Whereas you may simply eat a well-seasoned steak, it’s unlikely that you’re just eating “just” a well-seasoned squash. That squash might be cooked with onions or shallots, and maybe there’s some zucchini or herbs mixed in for contrasting color and flavor. Vegetables and fruits tend to be highly collaborative foods. That makes most of them fairly easy to pair with wine because they show a more diverse range of flavors.
CHALLENGING VEGETABLE WINE PAIRINGS
But, there are always ornery ones. Pairing wine with the artichoke and the asparagus are the top challenges in the veggie world.

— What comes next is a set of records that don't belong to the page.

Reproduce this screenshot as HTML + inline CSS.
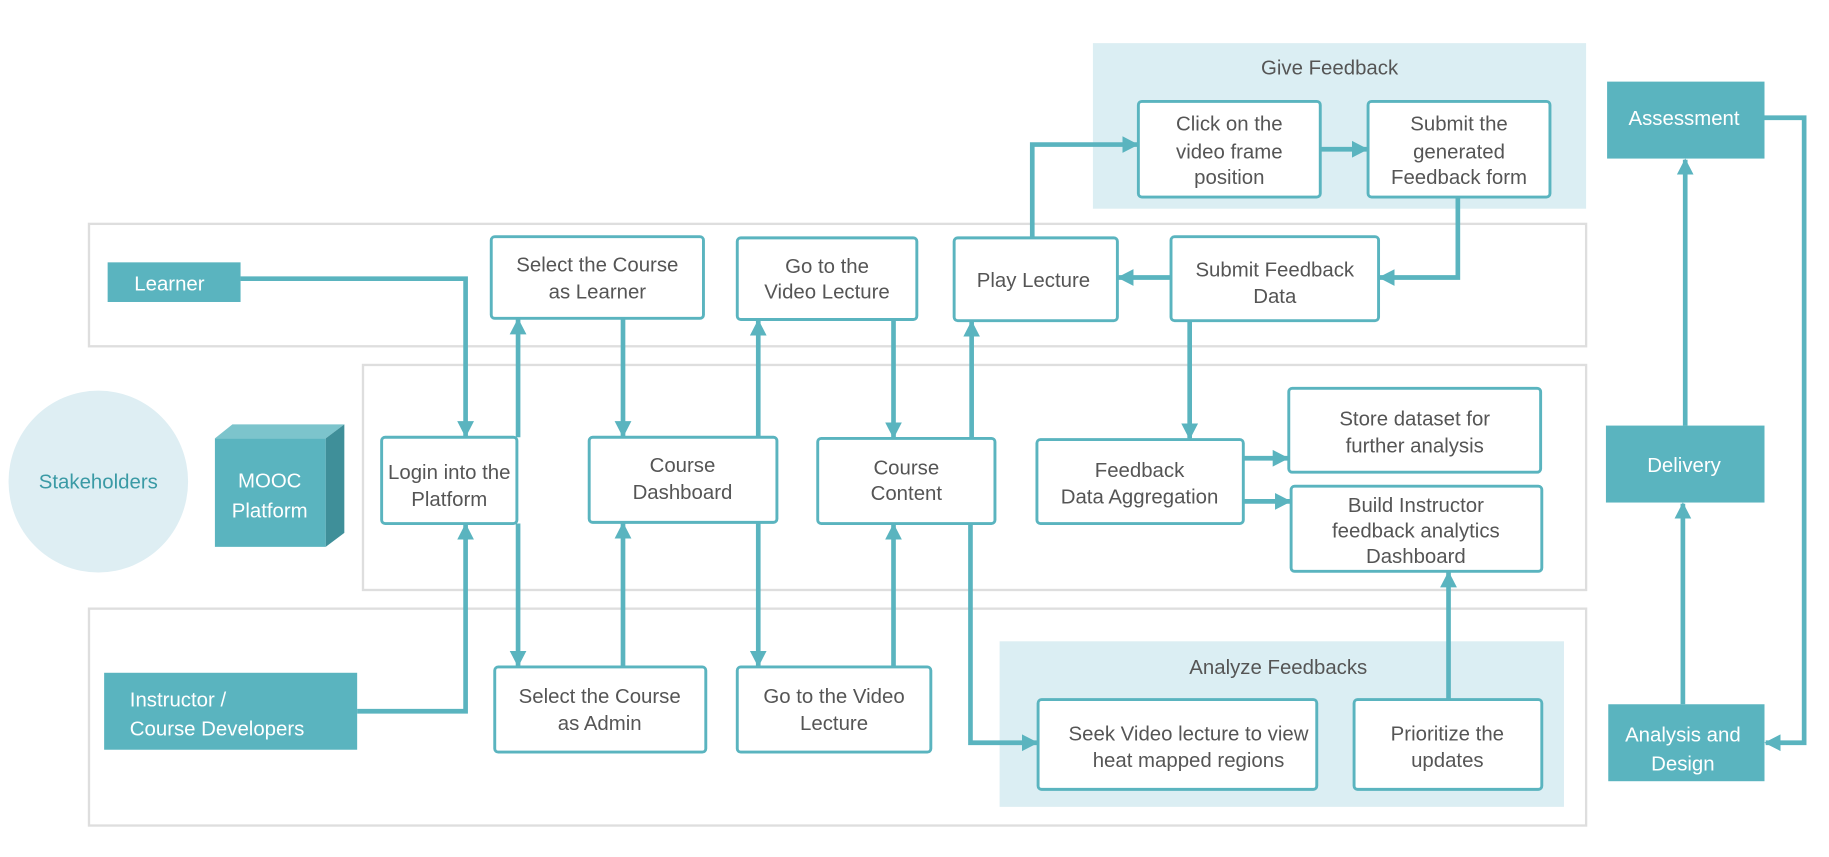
<!DOCTYPE html>
<html><head><meta charset="utf-8"><style>
html,body{margin:0;padding:0;background:#fff;}
svg{display:block;}
text{font-family:"Liberation Sans",sans-serif;font-size:17.5px;fill:#555;text-anchor:middle;}
.w{fill:#fff;}
.bx{fill:#fff;stroke:#5ab4bf;stroke-width:2.5;}
.lane{fill:#fff;stroke:#dedede;stroke-width:2;}
.f{fill:#5ab4bf;}
.a{fill:none;stroke:#5ab4bf;stroke-width:4;marker-end:url(#ah);}
</style></head><body>
<svg width="1829" height="857" viewBox="0 0 1568 735" xmlns="http://www.w3.org/2000/svg">
<defs><marker id="ah" markerWidth="4" markerHeight="4" refX="3.2" refY="2" orient="auto" markerUnits="strokeWidth"><path d="M0,0.2 L3.5,2 L0,3.8 Z" fill="#5ab4bf"/></marker></defs>
<rect class="lane" x="76" y="192" width="1284" height="105"/>
<rect class="lane" x="311" y="313" width="1049" height="193"/>
<rect class="lane" x="76" y="522" width="1284" height="186"/>
<rect x="937" y="37" width="423" height="142" fill="#dbeef3"/>
<text x="1140" y="64">Give Feedback</text>
<rect x="857" y="550" width="484" height="142" fill="#dbeef3"/>
<text x="1096" y="578">Analyze Feedbacks</text>
<ellipse cx="84" cy="413" rx="77" ry="78" fill="#deeef3"/>
<text x="84" y="419" style="fill:#3a9aa5">Stakeholders</text>
<polygon points="184,376 199,364 295,364 279,376" fill="#7cc4cc"/>
<polygon points="279,376 295,364 295,457 279,469" fill="#3f8f99"/>
<rect x="184" y="376" width="95" height="93" class="f"/>
<text class="w" x="231" y="418">MOOC</text><text class="w" x="231" y="444">Platform</text>
<rect class="f" x="92" y="225" width="114" height="34"/><text class="w" x="145" y="249">Learner</text>
<rect class="f" x="89" y="577" width="217" height="66"/><text class="w" x="111" y="606" style="text-anchor:start">Instructor /</text><text class="w" x="111" y="631" style="text-anchor:start">Course Developers</text>
<rect class="f" x="1378" y="70" width="135" height="66"/><text class="w" x="1444" y="107">Assessment</text>
<rect class="f" x="1377" y="365" width="136" height="66"/><text class="w" x="1444" y="405">Delivery</text>
<rect class="f" x="1379" y="604" width="134" height="66"/><text class="w" x="1443" y="636">Analysis and</text><text class="w" x="1443" y="661">Design</text>
<rect class="bx" x="976" y="87" width="156" height="82" rx="3"/><text x="1054" y="112">Click on the</text><text x="1054" y="136">video frame</text><text x="1054" y="158">position</text>
<rect class="bx" x="1173" y="87" width="156" height="82" rx="3"/><text x="1251" y="112">Submit the</text><text x="1251" y="136">generated</text><text x="1251" y="158">Feedback form</text>
<rect class="bx" x="421" y="203" width="182" height="70" rx="3"/><text x="512" y="233">Select the Course</text><text x="512" y="256">as Learner</text>
<rect class="bx" x="632" y="204" width="154" height="70" rx="3"/><text x="709" y="234">Go to the</text><text x="709" y="256">Video Lecture</text>
<rect class="bx" x="818" y="204" width="140" height="71" rx="3"/><text x="886" y="246">Play Lecture</text>
<rect class="bx" x="1004" y="203" width="178" height="72" rx="3"/><text x="1093" y="237">Submit Feedback</text><text x="1093" y="260">Data</text>
<rect class="bx" x="327" y="375" width="116" height="74" rx="3"/><text x="385" y="411">Login into the</text><text x="385" y="434">Platform</text>
<rect class="bx" x="505" y="375" width="161" height="73" rx="3"/><text x="585" y="405">Course</text><text x="585" y="428">Dashboard</text>
<rect class="bx" x="701" y="376" width="152" height="73" rx="3"/><text x="777" y="407">Course</text><text x="777" y="429">Content</text>
<rect class="bx" x="889" y="377" width="177" height="72" rx="3"/><text x="977" y="409">Feedback</text><text x="977" y="432">Data Aggregation</text>
<rect class="bx" x="1105" y="333" width="216" height="72" rx="3"/><text x="1213" y="365">Store dataset for</text><text x="1213" y="388">further analysis</text>
<rect class="bx" x="1107" y="417" width="215" height="73" rx="3"/><text x="1214" y="439">Build Instructor</text><text x="1214" y="461">feedback analytics</text><text x="1214" y="483">Dashboard</text>
<rect class="bx" x="424" y="572" width="181" height="73" rx="3"/><text x="514" y="603">Select the Course</text><text x="514" y="626">as Admin</text>
<rect class="bx" x="632" y="572" width="166" height="73" rx="3"/><text x="715" y="603">Go to the Video</text><text x="715" y="626">Lecture</text>
<rect class="bx" x="890" y="600" width="239" height="77" rx="3"/><text x="1019" y="635">Seek Video lecture to view</text><text x="1019" y="658">heat mapped regions</text>
<rect class="bx" x="1161" y="600" width="161" height="77" rx="3"/><text x="1241" y="635">Prioritize the</text><text x="1241" y="658">updates</text>
<path class="a" d="M206,239 H399 V374"/>
<path class="a" d="M444,375 V274"/>
<path class="a" d="M534,273 V374"/>
<path class="a" d="M650,375 V275"/>
<path class="a" d="M766,274 V375"/>
<path class="a" d="M833,376 V276"/>
<path class="a" d="M885,204 V124 H975"/>
<path class="a" d="M1132,128 H1172"/>
<path class="a" d="M1250,169 V238 H1183"/>
<path class="a" d="M1004,238 H959"/>
<path class="a" d="M1020,275 V376"/>
<path class="a" d="M1066,393 H1104"/>
<path class="a" d="M1066,430 H1106"/>
<path class="a" d="M306,610 H399 V450"/>
<path class="a" d="M444,449 V571"/>
<path class="a" d="M534,572 V449"/>
<path class="a" d="M650,448 V571"/>
<path class="a" d="M766,572 V450"/>
<path class="a" d="M832,449 V637 H889"/>
<path class="a" d="M1242,600 V491"/>
<path class="a" d="M1443,604 V432"/>
<path class="a" d="M1445,365 V137"/>
<path class="a" d="M1513,101 H1547 V637 H1514"/>
</svg>
</body></html>
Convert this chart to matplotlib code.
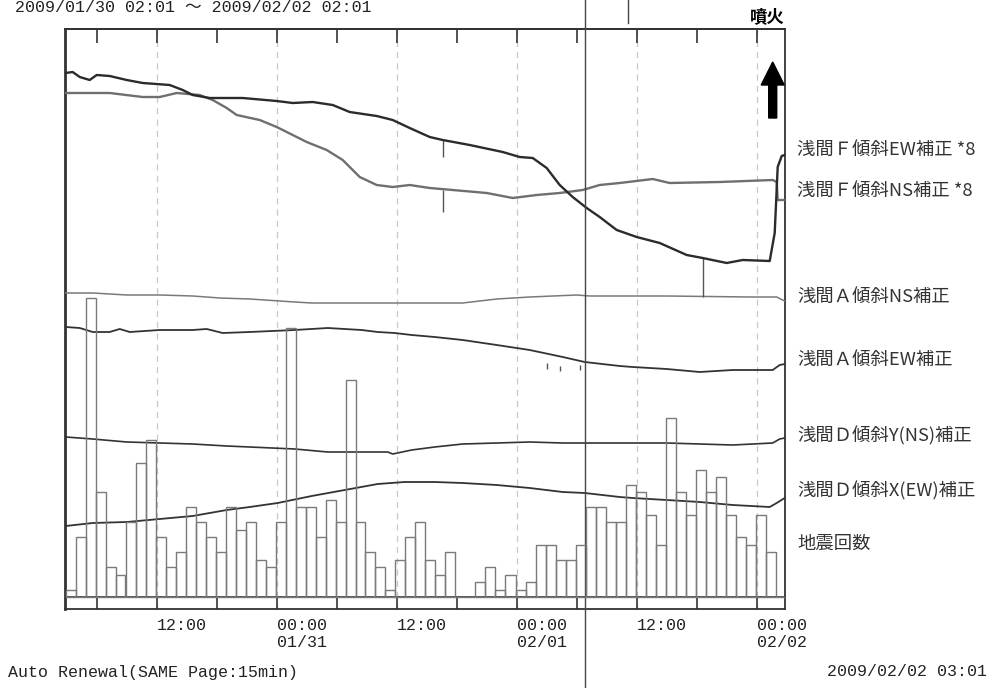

Both are high in umami and bitter elements, so they often insert an unpleasant contrast to the fruit-driven character of wine. That is especially the case when the wine has been aged with any new oak, which imparts notes of vanilla, caramel and torrefaction.
The good news is that these two difficult-for-wine foods work well with the same wines. Those wines are crisp and crunchy enough to cut through the food on the palate, provide a diversity of flavors, while a number of exotic and far-flung varieties can work, an unoaked, varietal Sauvignon Blanc is always a sure bet.
RULES OF THUMB TO FOLLOW
Aside from the voluble variables, there are some solid rules of thumb to follow. They read a lot like wine rules for poultry and meat pairings. That is to say that “generally this with that“ wine pairings:
- The lighter the color of the produce, the lighter the style of wine should be.
- Mind you, while this doesn’t mean that food and wine colors have to match, usually lighter colored wines do match up better with lighter colored foods. The same goes for the deeper spectrum end of the rainbow.
- The fresher and livelier – and the less cooked – a vegetable or fruit is, the more youthful the paired wine should be.
- Geek alert(!) but important to know: if there is no Maillard reaction (or effectively, cooking) with your food, the fresher and younger you should go with the wines. (Don’t serve sushi with a high-density, super-ripe and ambitiously oaked Cabernet Sauvignon. Skip the well-aged one, too.)
- Similarly, unless the Maillard reaction used in preparing a food, a dish will generally be best accompanied by a wine with less evident oak. Unless roasted or grilled, most produce works best with unoaked or lightly oaked wines.
FAVORITE FRUIT AND VEGETABLE PAIRINGS
We worked with the culinary team and gardeners at the Kendall-Jackson Wine Estate & Gardens to pick terrific vegetable and wine and fruit and wine combinations using some of summer’s most popular produce. Not everyone geeks out over garlic scapes, and even those that do can’t always find them!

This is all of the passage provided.